L’imam al-Busîrî est né en 1211, dans le sud de l’Égypte, et mort à Alexandrie en 1294. C’est au Caire qu’il poursuivit ses études, notamment littéraires. Il eut également le privilège de compter au nombre des disciples du célèbre soufi Abû al-‘Abbâs Ahmad al-Mursî.
Sa production poétique, d’inspiration essentiellement religieuse, est prolifique. Mais avant tout, il est connu en tant qu’auteur de deux grands poèmes laudatifs dédiés au Prophète : la Burda [1] et la Hamziyya.
Selon certaines études, sa Burda n’est rien de moins que le poème le plus récité dans le monde. En effet, du Maroc à l’Indonésie, les soufis en font le support de chants à la gloire du Prophète. Elle compte également parmi les textes que les élèves apprennent par cœur dans de nombreuses écoles coraniques. C’est vrai aussi pour le poème qui nous intéresse ici, la Hamziyya, et dont la notoriété suit le droit sillage de la Burda.
Les 457 vers de la Hamziyya sont construits sur la rime « â’u »[2], c’est-à-dire sur une hamza[3] finale, d’où son nom. Il s’agit d’un panégyrique, mais comme la plupart des pièces du genre, il se construit sur un récit biographique, plus ou moins ordonné, reprenant des passages notoires de la vie du Prophète.
Nous proposons ici la traduction des premiers vers de la Hamziyya. Un passage de ce même poème est interprété ici par l’artiste-peintre Faiza Tidjani.
Comment, en ton haut lieu, se tiendraient les prophètes,
O toi, ciel dont les cieux n’atteignent point le faîte ?
A égaler jamais de ton rang l’éminence,
Contrevint l’absolu de ta magnificence.
Les Envoyés, ainsi, reflètent tes mérites,
Telle, en sa moire, l’eau, les astres d’or imite ;
Car tu es le flambeau de toutes les vertus,
Et tout lustre, de toi, la splendeur restitue.
L’essence des savoirs du Seigneur seul te vint,
Puis c’est d’elle qu’Adam connut les noms divins.
Dieu ne cessa, au sein de l’humain univers,
De désigner pour toi les mères et les pères.
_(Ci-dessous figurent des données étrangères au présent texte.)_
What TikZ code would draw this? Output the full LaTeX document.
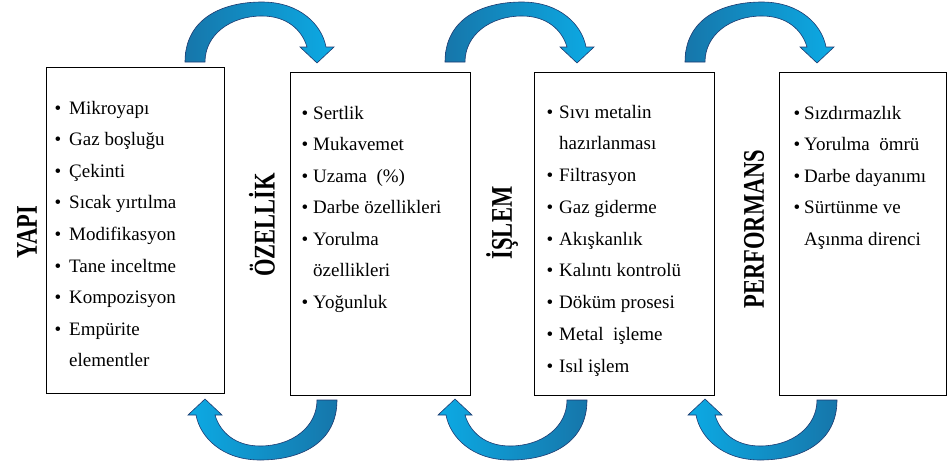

Nulle époque n’échut, sans que ne nous prévienne
La voix d’un messager de ta venue prochaine.
Un noble t’engendra, qui d’un noble enfanté,
De ses aïeux reçut la noble parenté.
Si belle est ta lignée qu’on en croirait la gloire,
Ses astres en collier, des Gémeaux[4] recevoir !
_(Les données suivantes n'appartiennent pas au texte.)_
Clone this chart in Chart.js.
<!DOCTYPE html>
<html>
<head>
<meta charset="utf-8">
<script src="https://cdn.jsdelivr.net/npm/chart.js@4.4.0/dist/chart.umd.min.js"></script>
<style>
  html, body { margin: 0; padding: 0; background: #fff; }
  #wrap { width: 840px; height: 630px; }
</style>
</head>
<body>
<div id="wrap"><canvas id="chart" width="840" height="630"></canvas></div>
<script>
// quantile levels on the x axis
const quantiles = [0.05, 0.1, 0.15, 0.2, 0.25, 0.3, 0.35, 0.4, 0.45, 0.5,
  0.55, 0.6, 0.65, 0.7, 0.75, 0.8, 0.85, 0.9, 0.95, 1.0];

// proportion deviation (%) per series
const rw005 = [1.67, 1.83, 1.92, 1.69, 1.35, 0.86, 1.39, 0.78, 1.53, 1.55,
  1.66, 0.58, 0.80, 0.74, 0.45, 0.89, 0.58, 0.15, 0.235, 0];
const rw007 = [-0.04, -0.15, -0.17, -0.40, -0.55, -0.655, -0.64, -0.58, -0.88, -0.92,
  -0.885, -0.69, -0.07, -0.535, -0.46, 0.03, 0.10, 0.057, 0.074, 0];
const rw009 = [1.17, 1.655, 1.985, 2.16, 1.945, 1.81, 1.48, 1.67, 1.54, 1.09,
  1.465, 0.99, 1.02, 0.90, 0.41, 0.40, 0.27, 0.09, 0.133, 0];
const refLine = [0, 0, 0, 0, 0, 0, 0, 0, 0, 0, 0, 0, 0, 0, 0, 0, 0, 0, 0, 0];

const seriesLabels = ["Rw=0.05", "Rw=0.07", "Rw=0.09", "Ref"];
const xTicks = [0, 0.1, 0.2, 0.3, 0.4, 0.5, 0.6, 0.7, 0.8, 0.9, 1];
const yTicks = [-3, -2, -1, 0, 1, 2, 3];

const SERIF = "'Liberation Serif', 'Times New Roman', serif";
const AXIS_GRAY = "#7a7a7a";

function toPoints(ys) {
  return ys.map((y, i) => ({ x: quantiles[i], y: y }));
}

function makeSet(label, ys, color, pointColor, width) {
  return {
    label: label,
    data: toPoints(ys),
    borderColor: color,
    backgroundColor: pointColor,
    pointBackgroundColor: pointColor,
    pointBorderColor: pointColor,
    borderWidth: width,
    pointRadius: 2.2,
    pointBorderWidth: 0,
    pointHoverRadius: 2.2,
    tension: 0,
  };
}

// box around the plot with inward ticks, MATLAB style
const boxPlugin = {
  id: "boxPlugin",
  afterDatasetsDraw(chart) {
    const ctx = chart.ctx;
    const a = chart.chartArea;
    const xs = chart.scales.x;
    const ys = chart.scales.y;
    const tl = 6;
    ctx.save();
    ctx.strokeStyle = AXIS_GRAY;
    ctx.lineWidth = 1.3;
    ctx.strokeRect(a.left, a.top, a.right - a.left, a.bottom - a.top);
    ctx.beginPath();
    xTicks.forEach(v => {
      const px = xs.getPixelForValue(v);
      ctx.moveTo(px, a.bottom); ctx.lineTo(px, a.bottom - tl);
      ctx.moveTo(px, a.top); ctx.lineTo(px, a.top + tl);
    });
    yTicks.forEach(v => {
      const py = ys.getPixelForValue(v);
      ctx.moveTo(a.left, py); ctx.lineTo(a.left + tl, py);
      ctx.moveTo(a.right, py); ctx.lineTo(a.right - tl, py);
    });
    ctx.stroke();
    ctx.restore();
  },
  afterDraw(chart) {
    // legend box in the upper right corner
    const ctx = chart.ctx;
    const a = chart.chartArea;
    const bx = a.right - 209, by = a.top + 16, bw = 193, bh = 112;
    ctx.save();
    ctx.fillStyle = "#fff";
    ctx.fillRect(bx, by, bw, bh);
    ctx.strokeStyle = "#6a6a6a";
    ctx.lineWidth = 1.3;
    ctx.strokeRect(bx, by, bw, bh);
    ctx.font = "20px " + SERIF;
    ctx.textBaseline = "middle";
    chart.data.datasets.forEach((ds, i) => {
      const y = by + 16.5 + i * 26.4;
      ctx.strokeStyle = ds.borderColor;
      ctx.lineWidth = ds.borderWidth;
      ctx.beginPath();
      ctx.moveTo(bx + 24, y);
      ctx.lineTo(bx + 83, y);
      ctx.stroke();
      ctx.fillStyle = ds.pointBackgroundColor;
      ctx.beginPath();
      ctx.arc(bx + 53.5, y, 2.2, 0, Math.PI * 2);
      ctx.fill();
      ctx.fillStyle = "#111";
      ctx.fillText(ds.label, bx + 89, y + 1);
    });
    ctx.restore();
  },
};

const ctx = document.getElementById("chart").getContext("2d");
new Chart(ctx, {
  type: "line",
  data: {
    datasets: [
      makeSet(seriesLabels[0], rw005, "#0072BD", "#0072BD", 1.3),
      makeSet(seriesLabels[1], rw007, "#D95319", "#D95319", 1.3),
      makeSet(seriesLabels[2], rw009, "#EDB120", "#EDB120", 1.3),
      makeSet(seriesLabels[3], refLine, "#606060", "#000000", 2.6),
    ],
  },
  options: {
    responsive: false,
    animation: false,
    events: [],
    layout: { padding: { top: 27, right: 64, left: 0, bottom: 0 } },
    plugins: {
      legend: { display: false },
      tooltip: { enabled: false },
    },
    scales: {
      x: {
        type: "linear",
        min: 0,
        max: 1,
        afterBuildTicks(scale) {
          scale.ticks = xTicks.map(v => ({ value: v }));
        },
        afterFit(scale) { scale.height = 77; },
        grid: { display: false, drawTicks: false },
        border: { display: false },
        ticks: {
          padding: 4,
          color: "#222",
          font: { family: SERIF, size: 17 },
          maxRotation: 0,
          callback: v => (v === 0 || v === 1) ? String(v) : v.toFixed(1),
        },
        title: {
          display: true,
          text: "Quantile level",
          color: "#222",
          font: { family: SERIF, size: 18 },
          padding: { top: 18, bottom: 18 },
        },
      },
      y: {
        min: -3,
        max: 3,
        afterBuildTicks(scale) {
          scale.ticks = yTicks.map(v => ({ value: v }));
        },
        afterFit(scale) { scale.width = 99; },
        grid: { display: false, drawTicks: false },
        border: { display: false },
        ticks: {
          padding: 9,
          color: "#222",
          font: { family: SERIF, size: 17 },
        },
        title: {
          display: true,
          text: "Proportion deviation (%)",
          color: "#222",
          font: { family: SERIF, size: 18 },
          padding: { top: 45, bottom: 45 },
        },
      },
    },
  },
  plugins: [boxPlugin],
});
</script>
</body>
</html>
Or de ce fier joyau, que d’honneur ornemente,
Tu es, au cœur logé, la pierre étincelante !
Présentation et traduction par Idrîs de Vos ; illustration de Faïza Tidjani
Faiza Tidjani est née à Constantine en Algérie, l’artiste-peintre est imprégnée depuis l’enfance par la spiritualité soufie. C’est à cette source qu’elle puise son inspiration artistique pour produire des compositions graphiques subtiles : les textes les plus emblématiques de la littérature soufie sont mis en scène, calligraphiés, puis ornementés d’illustrations dont les noms divins constituent la trame. Chaque œuvre devient alors un support de contemplation, une prière, un dhikr.
Parmi ses œuvres :
– Hamziyyat al-imam al-Busîri, illustration, 2018.
– Burdat al-imam al-Busîri, illustration, La Burda du désert, Science sacrée 2015.
– Sur les pas du Bien-aimé et du Bien-aimant, 2011.
– Le périple des oiseaux, 2009.
– La mémoire ancestrale, 2008.
[1] La Burda est un des noms donnés aux poèmes dédiés à l’éloge du Prophète, en référence au célèbre poème de Ka‘b Bnu Zuhayr.
[2] Les poèmes arabes se construisent sur une rime unique du début à la fin, même si le texte compte mille vers. Mais notons que la rime en arabe est beaucoup plus facile qu’en français.
[3] En arabe, la hamza est principalement le support des voyelles sans consonnes.
[4] Trois étoiles situées au centre de la constellation des Gémeaux sont appelées « ordre » ou « ordonnancement » (nazm). En littérature, elles sont le symbole de l’ordre.